Instructions to follow –
Your task is to copy the listing exactly. Drop any pictures from the copy.

Source material –
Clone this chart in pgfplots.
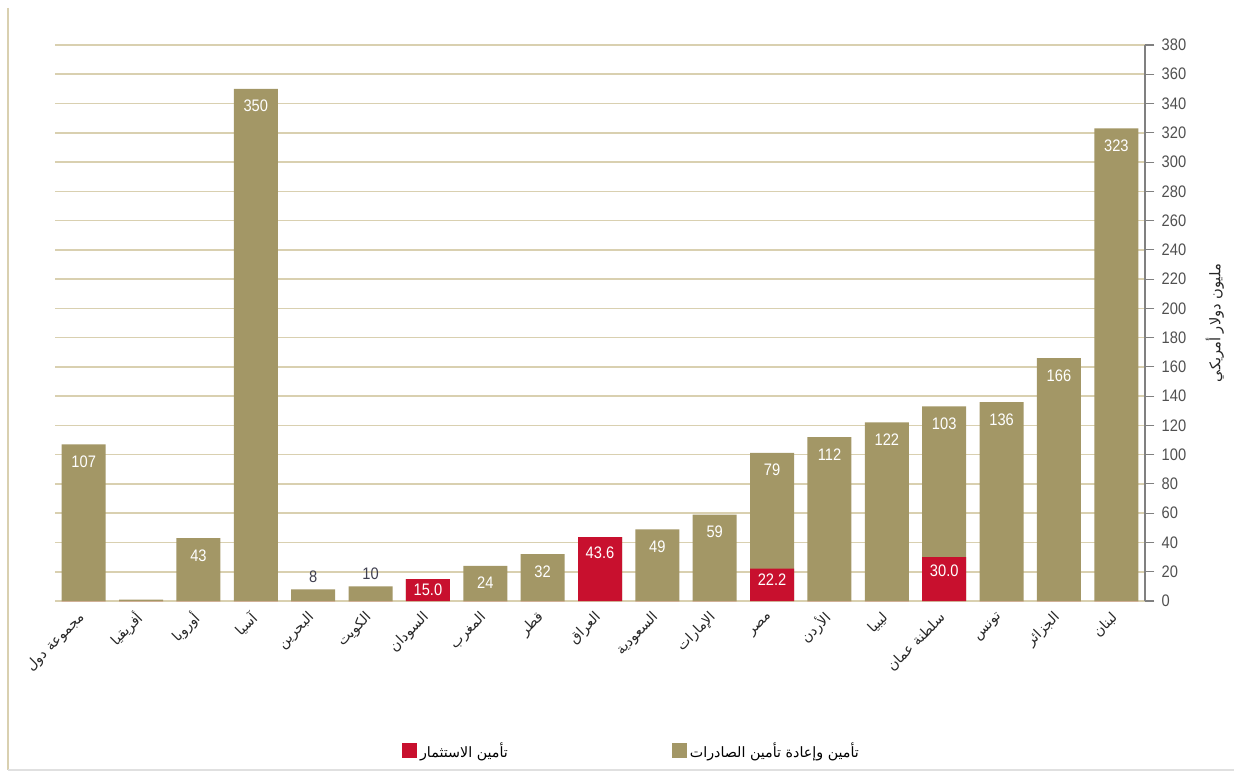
\documentclass[border=0pt]{standalone}
\usepackage{fontspec}
\setmainfont{Liberation Sans}
\newfontfamily\arabicfont[Script=Arabic]{DejaVu Sans}
\newfontfamily\numfont[FakeStretch=0.88]{Liberation Sans}
\usepackage{pgfplots}
\usepackage{pgfplotstable}
\pgfplotsset{compat=1.18}
\TeXXeTstate=1
\newcommand\ar[1]{{\arabicfont\beginR #1\endR}}
\definecolor{barolive}{HTML}{A39766}
\definecolor{barred}{HTML}{C8102E}
\definecolor{gridtan}{HTML}{D9D0B0}
\definecolor{axisgray}{HTML}{808080}
\definecolor{labgray}{HTML}{505050}
\definecolor{toplabel}{HTML}{404050}

% inv = investment insurance, exp = export insurance, tot = bar total
\pgfplotstableread{
x inv exp tot invlab explab toplab ish
0 0 107 107 {} 107 {} 0
1 0 1 1 {} {} {} 0
2 0 43 43 {} 43 {} 0
3 0 350 350 {} 350 {} 0
4 0 8 8 {} {} 8 0
5 0 10 10 {} {} 10 0
6 15 0 15 15.0 {} {} 0
7 0 24 24 {} 24 {} 0
8 0 32 32 {} 32 {} 0
9 43.6 0 43.6 43.6 {} {} -3.8
10 0 49 49 {} 49 {} 0
11 0 59 59 {} 59 {} 0
12 22.2 79 101.2 22.2 79 {} -0.5
13 0 112 112 {} 112 {} 0
14 0 122 122 {} 122 {} 0
15 30 103 133 30.0 103 {} -2.3
16 0 136 136 {} 136 {} 0
17 0 166 166 {} 166 {} 0
18 0 323 323 {} 323 {} 0
}\datatable

\begin{document}
\begin{tikzpicture}
\path[use as bounding box] (0,0) rectangle (925.5pt,579pt);
\draw[gridtan, line width=1.2pt] (6pt,573pt) -- (6pt,1.5pt);
\draw[black!12, line width=0.8pt] (6pt,1.5pt) -- (925.5pt,1.5pt);
\begin{axis}[
  at={(41.25pt,128.25pt)}, anchor=south west,
  scale only axis, width=817.5pt, height=417pt,
  ybar, bar width=33pt,
  xmin=-0.5, xmax=18.5, ymin=0, ymax=380,
  ytick={0,20,...,380},
  xtick={0,...,18},
  xticklabels={\ar{مجموعة دول},\ar{أفريقيا},\ar{أوروبا},\ar{آسيا},\ar{البحرين},\ar{الكويت},\ar{السودان},\ar{المغرب},\ar{قطر},\ar{العراق},\ar{السعودية},\ar{الإمارات},\ar{مصر},\ar{الأردن},\ar{ليبيا},\ar{سلطنة عمان},\ar{تونس},\ar{الجزائر},\ar{لبنان}},
  axis x line*=bottom, axis y line*=right,
  axis line style={-},
  x axis line style={draw=gridtan, line width=1.2pt},
  y axis line style={draw=axisgray, line width=0.8pt},
  ymajorgrids, grid style={gridtan, line width=1.2pt},
  tick align=outside,
  major tick length=7pt,
  xtick style={draw=none},
  ytick style={draw=axisgray, line width=0.8pt},
  /pgf/number format/assume math mode=true,
  yticklabel style={font=\fontsize{12.5}{14}\numfont, text=labgray, xshift=2pt},
  xticklabel style={rotate=45, anchor=east, font=\fontsize{10.5}{12}\selectfont, text=black!85, yshift=-2pt},
  every axis y label/.style={at={(axis description cs:1.064,0.5)}, rotate=90, anchor=center, font=\fontsize{11}{12}\selectfont, text=black!85},
  ylabel={\ar{مليون دولار أمريكي}},
  legend style={at={(0.3145,-0.27)}, anchor=west, draw=none, fill=none, legend columns=2,
    font=\fontsize{10.7}{12}\selectfont,
    /tikz/every even column/.append style={column sep=121pt}},
  legend image code/.code={\fill[#1] (0pt,-5.5pt) rectangle (11.5pt,6pt);},
]
\addplot[fill=barolive, draw=none, bar shift=0pt, forget plot, point meta=explicit symbolic,
  nodes near coords,
  nodes near coords style={anchor=north, text=white, font=\fontsize{12.5}{14}\numfont, yshift=-5pt}]
  table[x=x, y=tot, meta=explab]{\datatable};
\addplot[fill=barred, draw=none, bar shift=0pt, point meta=explicit symbolic,
  visualization depends on={\thisrow{ish}\as\ishift},
  nodes near coords,
  nodes near coords style={anchor=north, text=white, font=\fontsize{12.5}{14}\numfont, yshift=\ishift}]
  table[x=x, y=inv, meta=invlab]{\datatable};
\addlegendentry{\ar{تأمين الاستثمار}}
\addlegendimage{fill=barolive, draw=none}
\addlegendentry{\ar{تأمين وإعادة تأمين الصادرات}}
\addplot[draw=none, fill=none, bar shift=0pt, forget plot, point meta=explicit symbolic,
  nodes near coords,
  nodes near coords style={anchor=south, text=toplabel, font=\fontsize{12.5}{14}\numfont, yshift=1.5pt}]
  table[x=x, y=tot, meta=toplab]{\datatable};
\end{axis}
\end{tikzpicture}
\end{document}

Worked solution –
Clone this chart in pgfplots.
\documentclass[border=0pt]{standalone}
\usepackage{fontspec}
\setmainfont{Liberation Sans}
\newfontfamily\arabicfont[Script=Arabic]{DejaVu Sans}
\newfontfamily\numfont[FakeStretch=0.88]{Liberation Sans}
\usepackage{pgfplots}
\usepackage{pgfplotstable}
\pgfplotsset{compat=1.18}
\TeXXeTstate=1
\newcommand\ar[1]{{\arabicfont\beginR #1\endR}}
\definecolor{barolive}{HTML}{A39766}
\definecolor{barred}{HTML}{C8102E}
\definecolor{gridtan}{HTML}{D9D0B0}
\definecolor{axisgray}{HTML}{808080}
\definecolor{labgray}{HTML}{505050}
\definecolor{toplabel}{HTML}{404050}

% inv = investment insurance, exp = export insurance, tot = bar total
\pgfplotstableread{
x inv exp tot invlab explab toplab ish
0 0 107 107 {} 107 {} 0
1 0 1 1 {} {} {} 0
2 0 43 43 {} 43 {} 0
3 0 350 350 {} 350 {} 0
4 0 8 8 {} {} 8 0
5 0 10 10 {} {} 10 0
6 15 0 15 15.0 {} {} 0
7 0 24 24 {} 24 {} 0
8 0 32 32 {} 32 {} 0
9 43.6 0 43.6 43.6 {} {} -3.8
10 0 49 49 {} 49 {} 0
11 0 59 59 {} 59 {} 0
12 22.2 79 101.2 22.2 79 {} -0.5
13 0 112 112 {} 112 {} 0
14 0 122 122 {} 122 {} 0
15 30 103 133 30.0 103 {} -2.3
16 0 136 136 {} 136 {} 0
17 0 166 166 {} 166 {} 0
18 0 323 323 {} 323 {} 0
}\datatable

\begin{document}
\begin{tikzpicture}
\path[use as bounding box] (0,0) rectangle (925.5pt,579pt);
\draw[gridtan, line width=1.2pt] (6pt,573pt) -- (6pt,1.5pt);
\draw[black!12, line width=0.8pt] (6pt,1.5pt) -- (925.5pt,1.5pt);
\begin{axis}[
  at={(41.25pt,128.25pt)}, anchor=south west,
  scale only axis, width=817.5pt, height=417pt,
  ybar, bar width=33pt,
  xmin=-0.5, xmax=18.5, ymin=0, ymax=380,
  ytick={0,20,...,380},
  xtick={0,...,18},
  xticklabels={\ar{مجموعة دول},\ar{أفريقيا},\ar{أوروبا},\ar{آسيا},\ar{البحرين},\ar{الكويت},\ar{السودان},\ar{المغرب},\ar{قطر},\ar{العراق},\ar{السعودية},\ar{الإمارات},\ar{مصر},\ar{الأردن},\ar{ليبيا},\ar{سلطنة عمان},\ar{تونس},\ar{الجزائر},\ar{لبنان}},
  axis x line*=bottom, axis y line*=right,
  axis line style={-},
  x axis line style={draw=gridtan, line width=1.2pt},
  y axis line style={draw=axisgray, line width=0.8pt},
  ymajorgrids, grid style={gridtan, line width=1.2pt},
  tick align=outside,
  major tick length=7pt,
  xtick style={draw=none},
  ytick style={draw=axisgray, line width=0.8pt},
  /pgf/number format/assume math mode=true,
  yticklabel style={font=\fontsize{12.5}{14}\numfont, text=labgray, xshift=2pt},
  xticklabel style={rotate=45, anchor=east, font=\fontsize{10.5}{12}\selectfont, text=black!85, yshift=-2pt},
  every axis y label/.style={at={(axis description cs:1.064,0.5)}, rotate=90, anchor=center, font=\fontsize{11}{12}\selectfont, text=black!85},
  ylabel={\ar{مليون دولار أمريكي}},
  legend style={at={(0.3145,-0.27)}, anchor=west, draw=none, fill=none, legend columns=2,
    font=\fontsize{10.7}{12}\selectfont,
    /tikz/every even column/.append style={column sep=121pt}},
  legend image code/.code={\fill[#1] (0pt,-5.5pt) rectangle (11.5pt,6pt);},
]
\addplot[fill=barolive, draw=none, bar shift=0pt, forget plot, point meta=explicit symbolic,
  nodes near coords,
  nodes near coords style={anchor=north, text=white, font=\fontsize{12.5}{14}\numfont, yshift=-5pt}]
  table[x=x, y=tot, meta=explab]{\datatable};
\addplot[fill=barred, draw=none, bar shift=0pt, point meta=explicit symbolic,
  visualization depends on={\thisrow{ish}\as\ishift},
  nodes near coords,
  nodes near coords style={anchor=north, text=white, font=\fontsize{12.5}{14}\numfont, yshift=\ishift}]
  table[x=x, y=inv, meta=invlab]{\datatable};
\addlegendentry{\ar{تأمين الاستثمار}}
\addlegendimage{fill=barolive, draw=none}
\addlegendentry{\ar{تأمين وإعادة تأمين الصادرات}}
\addplot[draw=none, fill=none, bar shift=0pt, forget plot, point meta=explicit symbolic,
  nodes near coords,
  nodes near coords style={anchor=south, text=toplabel, font=\fontsize{12.5}{14}\numfont, yshift=1.5pt}]
  table[x=x, y=tot, meta=toplab]{\datatable};
\end{axis}
\end{tikzpicture}
\end{document}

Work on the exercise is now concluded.